Tuesday, August 05, 2003

Thanks to Chasmyn, I was news-surfing tonight, and found many interesting things. Firstly, I like Dean more and more as my potential President. Secondly, never stick a weiner through a fence. And thirdly, people are too short sighted.

Today's Geology Lesson
People live on a hundred year scale. We can all easily picture 100 years. It has meaning for us.
This planet, and for that matter the universe, does not move on a hundred year scale. To us, geologic time moves very slowly. I don't believe the planet bothers to mark time.
Here's where I'm going with this: Carbon Dioxide -2 oxygen molecules bonded to one carbon molecule- likes to sit and be stagnant. It's it's nature, one could say. The CO2 we've been putting in the atmosphere since we figured out how to make fire goes somewhere. We were taught in school that it gets separated by plants as they create food -according to their nature. The textbooks lie.
Most CO2 goes into the ocean. A lot of it is processed by plankton, our main source of free oxygen. The rest settles to the bottom of the ocean. The pressure of the water is so great down there, that the CO2 can't re-enter the cycle. Instead, it happily nestles itself into the earth's crust. When it does this, a strange thing happens... It cools the earth by a miniscule amount. That's right! You read it here first, folks. "Global Warming" will kill this planet by freezing it. It's all about energy, and where it goes. A side effect of energy transferrance is heat (In imprecise terms), when energy stagnates, there's no heat.
This won't happen in the next thirty years. It will take tens of thousands of years to be noticeable. And it's already happening. We can't stop the damage we've already done with current technology, so suck it up and try something new if you wanna save the planet. By the way, don't blame America. Don't blame Europe. Blame the industrial revlution.

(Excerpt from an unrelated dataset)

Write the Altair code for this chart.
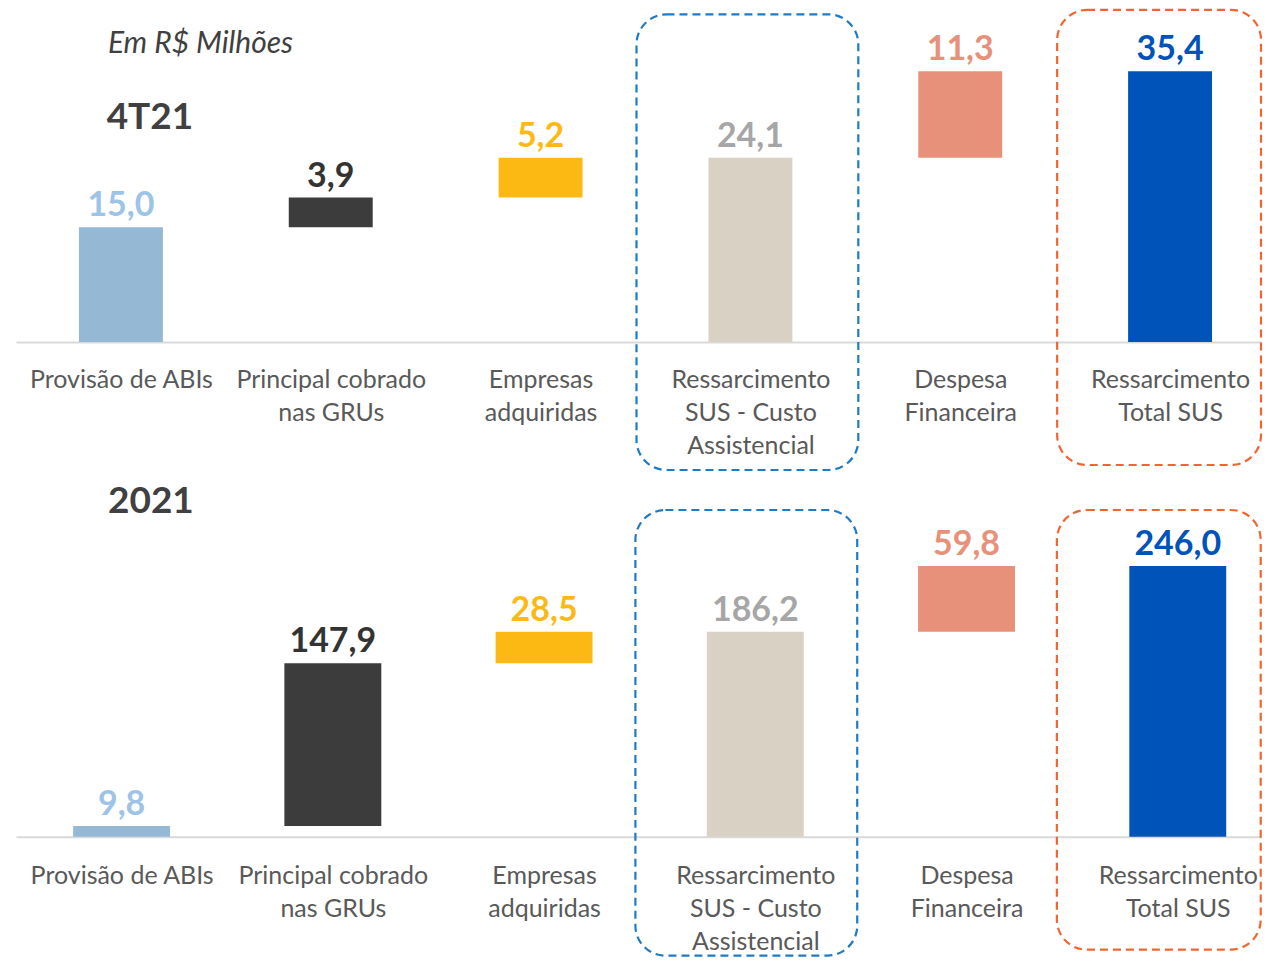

When my mother was a child (1950's) one of her chores was to wash the windowsills every day in the winter. St. Louisans burned coal to heat their homes. (so did everybody else in any industrialized nation) The pollution was so bad, you could literally wipe it off any surface. It turned everything black. People swept their sidewalks, not because they were neat-freaks, but because they wanted to see their sidewalks.

Not that pollution levels are acceptable today. They're not. But the damage has been going on for a long time, and the Earth in her gentle, subtle way has been picking up after us -though it costs her own life force (heat) to do it.
What a good mother we have.

Did I disturb you? Well, don't worry about it. I'm just one more internet fruitcake trying to get my version of reality across. Your children's children will have plenty of ocean to play in before it all reverts to ice. And think how few earthquakes and volcanoes our far-flung decendants will have to worry about. After all, heat is what makes the plates shift. If it cools down enough, the whole process will grind to a halt.